You are well on the road to enlightenment.

Some of the best photographic work today is a hybrid mixture.
Irving Penn would be using any and all means of perfecting his prints.. he was obsessive in his experimentations.

Though using an all analoque method of producing platinums, silver or other processes it totally acceptable.
If I could lug a 20 x24 film camera around and make contacts directly from the original with contrast reducing and expansion masks on top I would also think be hard to beat.
This is just not practical for me, to consider physically and financially, also even though I use an 8x10 camera, I prefer looking at larger prints so I do need at some times to go the hybrid route.

I have tried discussing the merits of the hybrid process here and basically most of the APUG community does not want to hear about it and that is ok with me. I am not sure how far this thread will get with this dialog about hybrid .

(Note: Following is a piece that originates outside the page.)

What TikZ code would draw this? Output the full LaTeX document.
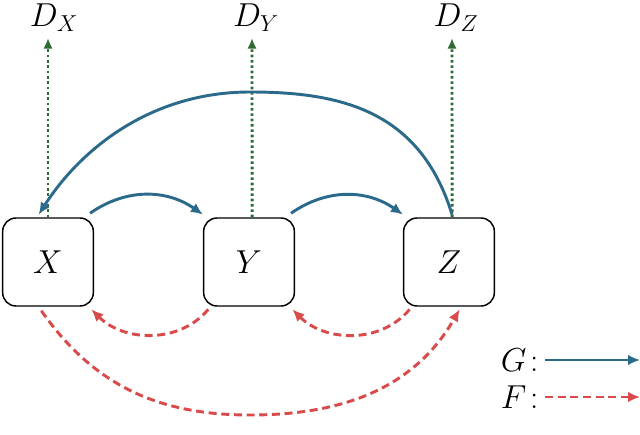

Quote Originally Posted by Mainecoonmaniac View Post
As with most philosophical questions in life and in photography, I don't expect any "right" answers. But I've been feeling conflicted lately. I've seen beautiful platinum prints by Irving Penn and other old time photographers and I know that older prints are purely an analog process. I've just started to explore the world of alternative process that require contact printing.
Just recently within the past 10 years, the world of computers and inkjet prints have fueled a Renaissance of platinum and palladium printing. I personally don't think there's a difference in quality of a print done with a well made digital neg and an analog neg. Correct me if I'm wrong.

I'm mainly a film shooter but also shoot with a digital camera. I have some beautiful shot in digital that I'd like to print in palladium and some analog negs that I have to scan to enlarge for larger palladium prints. My gut feeling is not to reject an image because It's shot in digital nor be a slave to the analog process by contact printing original negs.

I'm posting this thread to start a dialog about the philosophy of platinum/palladium printing and the hybrid methods.